Let’s look at the write path in Cassandra.
There are four major participants involved in the process. They are: a write or a mutation, the commit log, the memtable, and SSTables.
When some mutation has triggered, the changes at first get persisted to the commit log. It is an append-only structure and each node in a cluster uses its own commit log. Commit logs are not replicated but we can tune the consistency and increase durability to the desired level using Replication Factor.
Due to its append-only nature commit logs ensure extremely fast sequential writes even when using spinning HDDs because no random seeks are needed. Commit logs are split into segments which reduces the number of seeks needed to write to a disk.
Writing to commit log also lowers the chances of losing the data due to sudden crushes.
After a mutation is written to a commit log it gets written to a memtable. That’s an important point – the commit log and the memtable are not written in parallel.

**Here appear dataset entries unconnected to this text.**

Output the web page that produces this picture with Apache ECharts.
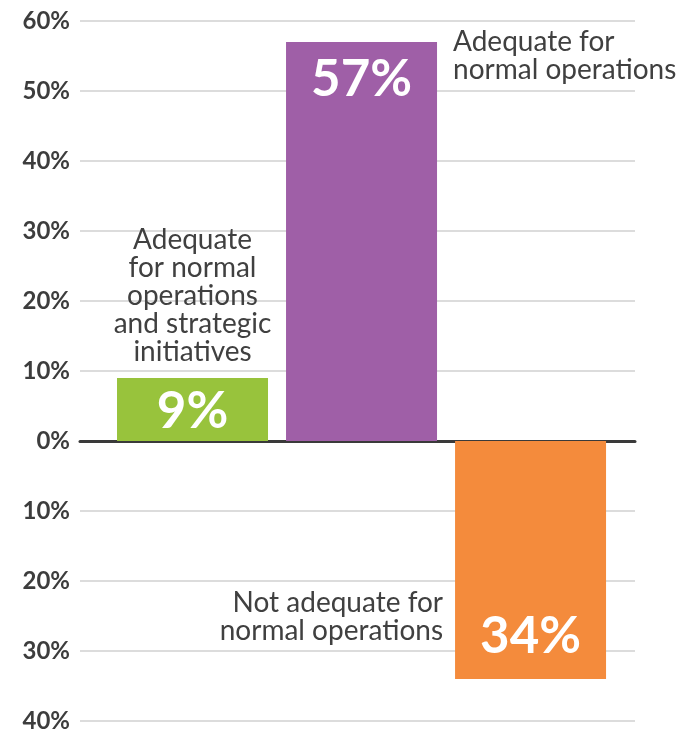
<!DOCTYPE html>
<html>
<head>
<meta charset="utf-8">
<script src="https://cdn.jsdelivr.net/npm/echarts@6/dist/echarts.min.js"></script>
<style>
html,body{margin:0;padding:0;background:#fff;}
#chart{width:680px;height:733px;}
</style>
</head>
<body>
<div id="chart"></div>
<script>
// Data
const categories = [
  'Adequate\nfor normal\noperations\nand strategic\ninitiatives',
  'Adequate for\nnormal operations',
  'Not adequate for\nnormal operations'
];
const slots = [1, 2, 3];
const values = [9, 57, -34];
const colors = ['#98c33c', '#9f5fa7', '#f48b3c'];
const yTicks = { min: -40, max: 60, step: 10 };

const FONT = 'Lato';
const chart = echarts.init(document.getElementById('chart'));

const valueLabelPos = [
  { position: 'inside', offset: [0, 2] },
  { position: 'insideTop', distance: 12 },
  { position: 'inside', offset: [0, 77] }
];
const catLabelPos = [
  { position: 'top', distance: 12, align: 'center' },
  { position: ['100%', 0], offset: [16, -14], align: 'left', verticalAlign: 'top' },
  { position: 'left', distance: 12, offset: [0, 57], align: 'right', verticalAlign: 'middle' }
];

const valueData = values.map((v, i) => ({
  value: [slots[i], v],
  itemStyle: { color: colors[i] },
  label: Object.assign({
    show: true,
    formatter: Math.abs(v) + '%',
    color: '#ffffff',
    fontFamily: FONT,
    fontWeight: 'bold',
    fontSize: 51
  }, valueLabelPos[i])
}));

const catData = values.map((v, i) => ({
  value: [slots[i], v],
  itemStyle: { color: 'rgba(0,0,0,0)' },
  label: Object.assign({
    show: true,
    formatter: categories[i],
    color: '#404040',
    fontFamily: FONT,
    fontSize: 28,
    lineHeight: 28
  }, catLabelPos[i])
}));

chart.setOption({
  animation: false,
  backgroundColor: '#ffffff',
  grid: { left: 80, right: 45, top: 21, bottom: 12, containLabel: false },
  xAxis: {
    type: 'value',
    min: 0.3343,
    max: 3.618,
    axisLine: { show: true, onZero: true, lineStyle: { color: '#3a3a3a', width: 3 } },
    axisTick: { show: false },
    axisLabel: { show: false },
    splitLine: { show: false }
  },
  yAxis: {
    type: 'value',
    min: yTicks.min,
    max: yTicks.max,
    interval: yTicks.step,
    axisLine: { show: false },
    axisTick: { show: false },
    axisLabel: {
      formatter: v => Math.abs(v) + '%',
      color: '#3d3d3d',
      fontFamily: FONT,
      fontWeight: 'bold',
      fontSize: 24,
      margin: 10
    },
    splitLine: { show: true, lineStyle: { color: '#d0d0d0', width: 1.5 } }
  },
  series: [
    {
      type: 'bar',
      barWidth: 151,
      data: valueData,
      z: 2
    },
    {
      type: 'bar',
      barWidth: 151,
      barGap: '-100%',
      data: catData,
      z: 3
    }
  ]
});
</script>
</body>
</html>
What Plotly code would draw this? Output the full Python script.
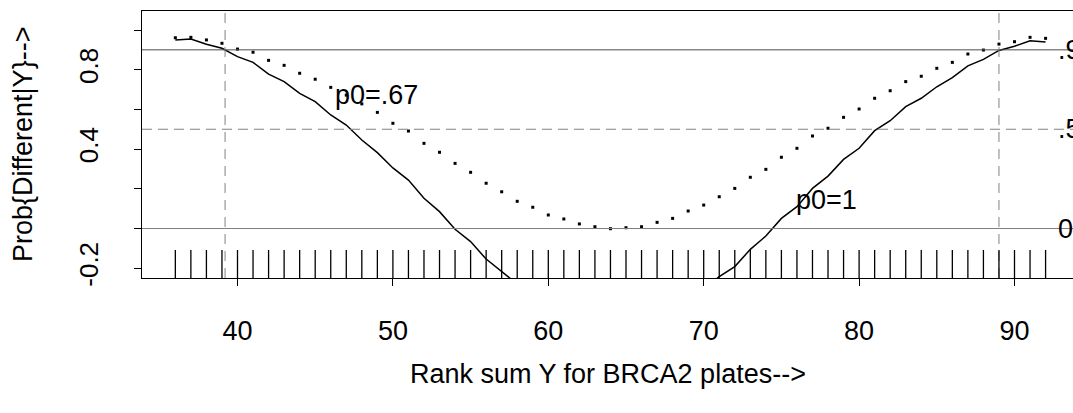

Memtable is an in-memory data structure that is subjected to be periodically written to immutable files called SSTables or sorted-string tables. In a nutshell, a memtable represents a row of storage data. After a mutation gets written to an SSTable the round-trip considers completed and an acknowledgment returns to the client.
Commit logs are faster since they have to write fewer data compared to SSTables flushing. On the startup, Cassandra reads the commit log from the last known “good” position and re-applies these changes to related Memtables.
Long story short, when you write to Cassandra there are only fast sequential append to the commit log and even faster writing to memtable are involved.
These optimizations make Cassandra extremely fast on writes since no time-consuming operations are used.
But what’s happening after the acknowledgment is sent?
Memtables are periodically flushing to SSTables in a sequential manner as was mentioned above. Once SSTable is created based on the data from memtable it becomes immutable.
Generally speaking, Cassandra is not about random IO but about a sequential one. That’s become a significant benefit under heavy workloads.
SSTables are subjects of compaction. And compaction is a process when two or more SSTables merge sorting together and forming a new SSTable as a result.
If there was an update or delete, the newest value for the field is retained by compaction and written to a new SSTable, while the older versions are discarded.
Pay attention, again we make sequential reads from SSTs during compaction, then make a sequential write of a resulting SST, and finally delete old files.
According to previously mentioned features, Cassandra is ideally suited for time-series and other append-only scenarios with high write rates, such as change-data capture and event sourcing.
In opposite short-lived objects and write-delete scenarios are posed a danger for Cassandra’s performance because such approaches lead to high volumes of so-called tombstones which may over-utilize storage and lead to longer compaction cycles.